Bizim zeytin bahçesinde alıştım silah sesine
Koşarım duvar dibinden gizlenirim öylesine
Offf!... Yine bir tank geliyor.. sarsıldı kablar, kacaklar
Korkuyorum elimde mi.. yine insan vuracaklar
Bu top sesi neyin nesi, gövdemi yere düşürdü
Eyvah! Bu halimi görse ustam beni öldürürdü
-Sana demiştim... Dikkat et! Bir gün sokakta ölürsün
Bak İşte çıktı dediğim, kızıl kan içinde yüzün
Sokak ortasında kaldım, tanklar yürüdü üstüme...
Ne çok uykum var Tanrım. yorganımı ört üstüme.
                                                                                                    Son Ali -Metin Önal Mengüşoğlu

Yazıya başlamadan önce toplumumuzda anne baba ve çocuk yetiştirmeyle ilgili bir takım örneklemelerle bu konudaki davranış şekillerinin, çocuk yetiştirmede nasıl sonuçlara yol açabileceğini gündeme getirecektim. Fakat geçtiğimiz hafta sonu yaşanan, sonrasında Gazze’de taş üstünde taş bırakmayan, doğrudan sivillerin yaşadığı binaların hedef alınarak tüm dünyanın gözlerinin önünde katliam yapan İsrail’in saldırıları hâlihazırdaki, toparlanmayı bekleyen yazılarımı bir bakıma önemsiz hale getirdi. 

Kendi toplumuzla ilgili dejenerasyonları anlatmak, ifade etmek bu olaylarla birlikte önemsiz bir hale geldi.  Çocuk, yaşlı, hasta demeden hunharca yapılan bu saldırıların bir an önce durdurulmasını bir baba olarak yürekten temenni ediyorum. 

Gözlerimiz önünde canlı yayın marifetiyle izlediğimiz bu katliamda, jeostratejik, jeopolitik, ideolojik nedenler sonuçlar umurumda değil açıkçası. Değerlendirmeler çıkarımlar analizler hepsi bir çocuğun korku dolu gözlerindeki acı karşısında birer laf-ı güzaf kalır. 

Zalimler toplu halde vuruyor, hedef olan bir avuç mazlum direniyor.  Bu gidişle dirençleri kırılacak gibi.

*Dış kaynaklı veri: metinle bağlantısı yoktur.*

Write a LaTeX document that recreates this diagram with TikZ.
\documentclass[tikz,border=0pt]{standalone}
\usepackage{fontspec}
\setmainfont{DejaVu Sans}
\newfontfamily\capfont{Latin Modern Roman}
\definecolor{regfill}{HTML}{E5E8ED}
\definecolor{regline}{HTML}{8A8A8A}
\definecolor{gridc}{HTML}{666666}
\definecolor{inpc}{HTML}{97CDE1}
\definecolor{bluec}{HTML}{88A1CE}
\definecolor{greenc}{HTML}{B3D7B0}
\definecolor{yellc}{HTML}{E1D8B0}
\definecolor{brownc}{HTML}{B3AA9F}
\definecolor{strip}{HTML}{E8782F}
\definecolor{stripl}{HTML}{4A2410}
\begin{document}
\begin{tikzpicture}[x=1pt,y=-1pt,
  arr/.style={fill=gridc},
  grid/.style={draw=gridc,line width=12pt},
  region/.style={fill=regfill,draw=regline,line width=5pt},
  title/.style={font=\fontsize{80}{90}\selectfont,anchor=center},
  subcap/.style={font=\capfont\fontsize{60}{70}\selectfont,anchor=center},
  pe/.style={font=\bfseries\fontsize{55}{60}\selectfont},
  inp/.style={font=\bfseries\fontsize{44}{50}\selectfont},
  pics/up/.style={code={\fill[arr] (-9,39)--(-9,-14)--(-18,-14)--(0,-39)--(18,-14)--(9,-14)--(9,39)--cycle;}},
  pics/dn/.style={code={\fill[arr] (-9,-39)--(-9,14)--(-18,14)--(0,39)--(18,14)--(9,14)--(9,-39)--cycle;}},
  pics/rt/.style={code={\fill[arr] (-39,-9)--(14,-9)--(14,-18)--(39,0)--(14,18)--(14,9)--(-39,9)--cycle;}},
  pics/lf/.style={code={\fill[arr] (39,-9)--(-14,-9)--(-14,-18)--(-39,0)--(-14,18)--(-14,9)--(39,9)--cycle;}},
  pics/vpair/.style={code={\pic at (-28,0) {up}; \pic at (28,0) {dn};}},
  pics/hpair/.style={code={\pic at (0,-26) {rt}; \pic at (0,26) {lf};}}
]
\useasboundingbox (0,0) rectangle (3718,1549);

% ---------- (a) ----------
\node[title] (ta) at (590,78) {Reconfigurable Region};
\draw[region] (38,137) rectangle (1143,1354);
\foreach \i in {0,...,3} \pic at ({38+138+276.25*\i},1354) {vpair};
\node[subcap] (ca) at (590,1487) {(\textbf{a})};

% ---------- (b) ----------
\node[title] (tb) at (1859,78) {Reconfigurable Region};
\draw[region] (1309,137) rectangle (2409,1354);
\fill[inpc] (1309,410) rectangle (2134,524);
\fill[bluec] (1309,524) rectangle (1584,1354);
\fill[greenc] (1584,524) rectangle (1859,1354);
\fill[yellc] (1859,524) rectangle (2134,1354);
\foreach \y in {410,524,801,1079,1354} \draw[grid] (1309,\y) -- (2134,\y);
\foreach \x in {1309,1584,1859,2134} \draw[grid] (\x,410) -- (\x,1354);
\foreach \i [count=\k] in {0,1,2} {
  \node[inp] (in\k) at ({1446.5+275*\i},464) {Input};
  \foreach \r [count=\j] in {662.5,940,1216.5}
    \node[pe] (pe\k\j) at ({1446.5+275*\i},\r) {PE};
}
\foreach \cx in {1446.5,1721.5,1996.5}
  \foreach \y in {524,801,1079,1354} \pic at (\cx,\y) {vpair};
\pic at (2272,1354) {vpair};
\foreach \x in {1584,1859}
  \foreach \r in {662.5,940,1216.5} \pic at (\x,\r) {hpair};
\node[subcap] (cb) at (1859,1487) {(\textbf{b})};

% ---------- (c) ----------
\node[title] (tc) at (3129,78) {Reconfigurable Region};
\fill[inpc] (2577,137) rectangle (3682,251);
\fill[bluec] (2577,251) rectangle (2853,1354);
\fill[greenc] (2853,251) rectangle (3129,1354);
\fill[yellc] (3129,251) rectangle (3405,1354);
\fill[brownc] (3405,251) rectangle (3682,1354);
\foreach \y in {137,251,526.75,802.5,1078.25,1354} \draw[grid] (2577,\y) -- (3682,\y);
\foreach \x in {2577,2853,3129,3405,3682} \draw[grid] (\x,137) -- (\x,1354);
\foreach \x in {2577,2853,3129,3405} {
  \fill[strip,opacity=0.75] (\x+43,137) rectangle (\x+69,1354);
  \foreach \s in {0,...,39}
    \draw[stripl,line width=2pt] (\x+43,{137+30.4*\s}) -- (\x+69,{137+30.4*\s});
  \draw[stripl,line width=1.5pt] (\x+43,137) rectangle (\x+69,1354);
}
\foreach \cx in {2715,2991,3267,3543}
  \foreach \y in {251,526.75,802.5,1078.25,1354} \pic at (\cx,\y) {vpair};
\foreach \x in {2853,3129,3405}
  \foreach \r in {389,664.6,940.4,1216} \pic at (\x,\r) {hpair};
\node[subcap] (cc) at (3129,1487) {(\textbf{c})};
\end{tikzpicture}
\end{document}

Dünya şimdi bunu konuşuyor. En önde konuşan da dünyanın bekçiliğine soyunan Amerika ve Ortadoğu’ya bugünkü şeklini veren kendi menfaati uğruna her dolabı çeviren İslam’ın has düşmanı İngilizler.  Kendi bahaneleri ile kendi senaryolarını yazan bu devletlerin kendi menfaatlerinden başka düşündükleri bir şey yok.  Dünya bu gidişle çok daha merhametten yoksun günler yaşayacak. Akan kan, dökülen gözyaşı ırmak gibi aktı ama taş yürekli zalimleri yumuşatmadı. 

Küçücük çocuğun bir damlacık kanını dünyalara değişmeyen bir milletin çocukları olan bizler, sadece zalimlerin yaptıklarını çekeceklerine inanarak elimiz kolumuz bağlı, dilimiz suskun bir şekilde bekliyoruz. Döktüğü kanların görüş açısını daralttığı için türlü bahanelerle her yaptığına bir kılıf uyduran terör devletliği yapan İsrail’e ne zamana kadar dayanacağız. Zulme rıza zulüm değil midir? Müslüman toprakların harabeye çeviren, ellerindeki bomba stoklarını çocukların üzerinde eriten bu devlete neden herkes üç maymunu oynuyor? Rusya’ya her türlü ambargoyu uygulayan Batı, İsrail’e karşı neden sus pus. Karşıda ölenler Müslüman olduğu için mi?
Avrupa’yı medenî olarak sunan aydınlarımız, sanatçılarımız, Avrupa’yı yaşanacak yer sanan gençlerimiz...

Hindistan’dan Afganistan’a, Ruanda’dan-Irak’a kadar nerde bir gözyaşı kan, açlık susuzluk varsa hepsi Avrupa’nın, ABD’nin ve İngiltere’nin haydutluğu yüzünden vardır.      

Milletlerin bağımsızlığını çiğneyen, insanlar öldüren ya da öldürülmesine göz yuman menfaate tapan bir zihniyetten öte hiçbir şeydir Avrupa.